The last contact most students had with Michigan Student Assembly President Zack Yost was his Nov. 13 e-mail calling on us to pack the Big House for the game against Ohio State. However noble his sentiments, perhaps his one monthly e-mail could have focused on the mess in his own house, MSA.

MSA Rep. Anton Vuljaj, former chair of the Budget Priorities Committee, is facing felony charges for allegedly criminal behavior in the 2006 MSA election. Vuljaj, then a supporter of the Students 4 Michigan party, is charged with intentionally crashing the website of the opposing Michigan Progressive Party during the election. In the face of overwhelming evidence, Vuljaj stepped down from his position on LSA Student Government, but he ran for MSA a year later with the Michigan Action Party, an off shoot of S4M. He stepped down from his leadership position on the Budget Priorities Committee after being charged last month, but he remains an assembly representative.

Even as another student implicated in the attack pled guilty in recent days, there’s no chance that MSA as an organization will do anything to hold Vuljaj accountable for the damage he has done to MSA’s reputation. Obviously, Vuljaj is legally innocent until found guilty in a court, but senior S4M officials admitted in 2006 that their party was behind the attack: If the culprit is not Vuljaj, then someone else is in the party is guilty. MSA must either take action against Vuljaj or actively work to find the real culprit, not simply try to gloss over the whole situation.

When he spoke to the Daily’s editorial board earlier this month, Yost didn’t give a clear answer when asked if he would ask Vuljaj to resign – even if a guilty verdict is reached. Yost’s nonchalant attitude, even in the face of one of his guys facing criminal charges, is quite revealing of MSA as a whole. The assembly is a closed-door club that looks out for itself before looking out for the students. This calls into question the relevance and necessity of having such a governing body at all.

Yost’s responses to questions from the Daily’s editorial board were incomplete and insincere: He couldn’t even say where he was during the night of the 2006 election, insisting that he simply could not recall. Yost’s inability to answer even this simple question raises doubts about him where none should exist.

I don’t think Yost was actually involved in the scandal. A far more likely explanation for his dodgy answers is this: He is already a seasoned, conniving politician. Unfortunately, it seems that the wordy and disingenuous manner of speaking that so plagues the members of our state and national governments might also be afflicting our student government. If this is MSA, do we really need it at all?

Investigating what MSA actually accomplishes is a difficult task. Its website lists numerous committees and commissions, which would suggest a very active role in campus affairs. Some commissions give a promising summary of what they would ideally like to do, and then a “news” section for that commission that is seemingly always blank.

There is another, much shorter list of projects that MSA has completed. The biggest problem with this list is that it names accomplishments from fall 2004. Has MSA not done anything since then? Or it is too lazy to update its website so that students may read up on what the assembly is doing?
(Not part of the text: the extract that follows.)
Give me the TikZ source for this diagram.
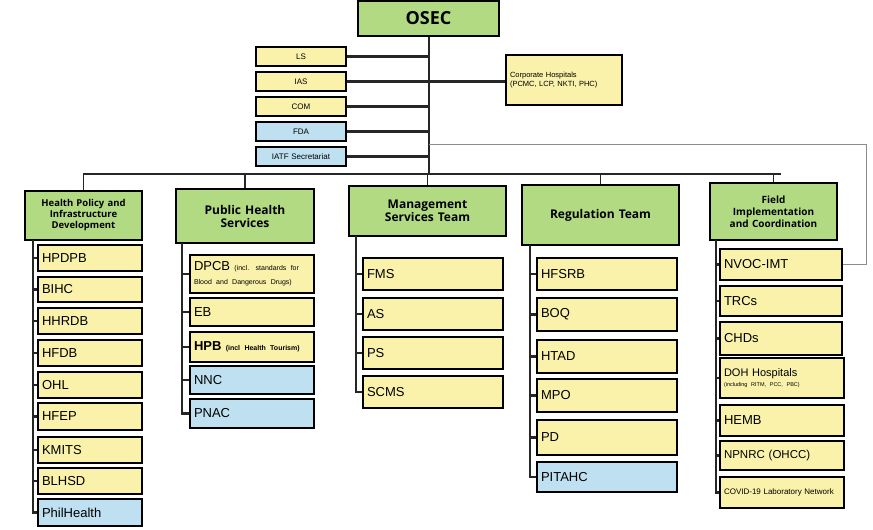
\documentclass[tikz,border=0pt]{standalone}
\usepackage{fontspec}
\setmainfont{Liberation Sans}
\newfontfamily\hdfont{Open Sans}
\definecolor{gfill}{RGB}{178,218,130}
\definecolor{yfill}{RGB}{250,242,170}
\definecolor{bfill}{RGB}{190,224,240}
\begin{document}
\begin{tikzpicture}[x=1pt,y=-1pt,
  box/.style={draw=black,line width=1.8pt,inner xsep=4pt,inner ysep=0pt,font=\fontsize{13}{14}\selectfont},
  yel/.style={box,fill=yfill,align=left},
  blu/.style={box,fill=bfill,align=left},
  grn/.style={box,fill=gfill,align=center,font=\hdfont\bfseries\fontsize{12}{13}\selectfont},
  sm/.style={box,align=center,font=\fontsize{8}{9.5}\selectfont},
  ln/.style={line width=2.2pt,black!85},
  gl/.style={line width=1pt,black!45}]
\useasboundingbox (0,0) rectangle (873,530);
\newcommand\bx[7]{\node[#6,minimum width={(#4-#2)*1pt},minimum height={(#5-#3)*1pt},text width={(#4-#2)*1pt-8pt}] (#1) at ({(#2+#4)/2},{(#3+#5)/2}) {#7};}
% top
\bx{osec}{358}{1}{499}{36}{grn,font=\hdfont\bfseries\fontsize{18}{20}\selectfont}{OSEC}
\bx{ls}{256}{47}{346}{66}{sm,fill=yfill}{LS}
\bx{ias}{256}{72}{346}{91}{sm,fill=yfill}{IAS}
\bx{com}{256}{97}{346}{116}{sm,fill=yfill}{COM}
\bx{fda}{256}{122}{346}{141}{sm,fill=bfill}{FDA}
\bx{iatf}{256}{147}{346}{166}{sm,fill=bfill}{IATF Secretariat}
\bx{corp}{506}{55}{622}{105}{sm,fill=yfill,align=left,font=\fontsize{7.5}{9}\selectfont}{Corporate Hospitals\\(PCMC, LCP, NKTI, PHC)}
\coordinate (t0) at (429,36);
\coordinate (tb) at (429,174);
\coordinate (tg) at (429,144);
\coordinate (gr) at (866,144);
\draw[ln] (osec.south -| t0) -- (tb);
\foreach \n in {ls,ias,com,fda,iatf} \draw[ln] (\n.east) -- (t0 |- \n.east);
\draw[ln] (t0 |- ias.east) -- (corp.west |- ias.east);
% headers
\bx{h1}{25}{191}{142}{240}{grn,font=\hdfont\bfseries\fontsize{9.5}{11}\selectfont}{Health Policy and Infrastructure Development}
\bx{h2}{176}{189}{314}{243}{grn}{Public Health\\Services}
\bx{h3}{349}{186}{506}{236}{grn}{Management\\Services Team}
\bx{h4}{522}{185}{679}{245}{grn}{Regulation Team}
\bx{h5}{710}{183}{837}{240}{grn,font=\hdfont\bfseries\fontsize{10}{12}\selectfont}{Field\\Implementation\\and Coordination}
\coordinate (bl) at (83,174);
\coordinate (br) at (781,174);
\draw[ln,line width=1.6pt] (bl) -- (br);
\foreach \n in {h1,h2,h3,h4,h5} \draw[ln,line width=1.3pt] (\n.north) -- (\n.north |- bl);
% col 1
\bx{a1}{38}{245}{142}{271}{yel}{HPDPB}
\bx{a2}{38}{277}{142}{302}{yel}{BIHC}
\bx{a3}{38}{308}{142}{334}{yel}{HHRDB}
\bx{a4}{38}{340}{142}{366}{yel}{HFDB}
\bx{a5}{38}{372}{142}{398}{yel}{OHL}
\bx{a6}{38}{403}{142}{430}{yel}{HFEP}
\bx{a7}{38}{437}{142}{463}{yel}{KMITS}
\bx{a8}{38}{468}{142}{494}{yel}{BLHSD}
\bx{a9}{38}{499}{142}{526}{blu}{PhilHealth}
\coordinate (s1) at (33,240);
\draw[ln] (s1) |- (a9.west);
\foreach \n in {a1,a2,a3,a4,a5,a6,a7,a8} \draw[ln] (s1 |- \n.west) -- (\n.west);
% col 2
\bx{b1}{190}{255}{314}{293}{yel}{\raggedright DPCB {\fontsize{7}{9}\selectfont (incl. standards for Blood and Dangerous Drugs)}}
\bx{b2}{190}{298}{314}{326}{yel}{EB}
\bx{b3}{190}{332}{314}{362}{yel}{\raggedright\textbf{HPB} {\fontsize{7}{9}\selectfont\bfseries (incl Health Tourism)}}
\bx{b4}{190}{366}{314}{394}{blu}{NNC}
\bx{b5}{190}{399}{314}{428}{blu}{PNAC}
\coordinate (s2) at (182,243);
\draw[ln] (s2) |- (b5.west);
\foreach \n in {b1,b2,b3,b4} \draw[ln] (s2 |- \n.west) -- (\n.west);
% col 3
\bx{c1}{363}{258}{503}{290}{yel}{FMS}
\bx{c2}{363}{298}{503}{330}{yel}{AS}
\bx{c3}{363}{337}{503}{369}{yel}{PS}
\bx{c4}{363}{376}{503}{408}{yel}{SCMS}
\coordinate (s3) at (356,236);
\draw[ln] (s3) |- (c4.west);
\foreach \n in {c1,c2,c3} \draw[ln] (s3 |- \n.west) -- (\n.west);
% col 4
\bx{d1}{537}{258}{677}{290}{yel}{HFSRB}
\bx{d2}{537}{298}{677}{331}{yel}{BOQ}
\bx{d3}{537}{340}{677}{373}{yel}{HTAD}
\bx{d4}{537}{379}{677}{412}{yel}{MPO}
\bx{d5}{537}{420}{677}{455}{yel}{PD}
\bx{d6}{537}{462}{677}{492}{blu}{PITAHC}
\coordinate (s4) at (530,245);
\draw[ln] (s4) |- (d6.west);
\foreach \n in {d1,d2,d3,d4,d5} \draw[ln] (s4 |- \n.west) -- (\n.west);
% col 5
\bx{e1}{720}{249}{842}{280}{yel}{NVOC-IMT}
\bx{e2}{720}{286}{842}{316}{yel}{TRCs}
\bx{e3}{720}{322}{842}{355}{yel}{CHDs}
\bx{e4}{720}{358}{844}{398}{yel,font=\fontsize{11}{12}\selectfont}{DOH Hospitals\\[-2pt]{\fontsize{5.5}{6}\selectfont (including RITM, PCC, PBC)}}
\bx{e5}{720}{405}{844}{436}{yel}{HEMB}
\bx{e6}{720}{441}{844}{470}{yel,font=\fontsize{11.5}{12}\selectfont}{NPNRC (OHCC)}
\bx{e7}{720}{477}{844}{508}{yel,font=\fontsize{8}{9.5}\selectfont}{COVID-19 Laboratory Network}
\coordinate (s5) at (716,240);
\draw[ln] (s5) |- (e7.west);
\foreach \n in {e1,e2,e3,e4,e5,e6} \draw[ln] (s5 |- \n.west) -- (\n.west);
% grey link
\draw[gl] (tg) -- (gr) |- (e1.east);
\end{tikzpicture}
\end{document}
Perhaps MSA has done substantive things in the past three years, but regular students have little chance of knowing about them. MSA clearly suffers from an inability to be transparent, as evidenced by Yost’s vague answers and the website’s outdated information.

As residents of Michigan and citizens of America, we have all too often been subjected to governments that are disdainfully unaccountable to us. If what we see today in MSA is indicative of what is happening at other college campuses and what the future holds for this country, we really have no need for such organizations. The University should be able to produce a student governing body that breeds leaders, not politicians.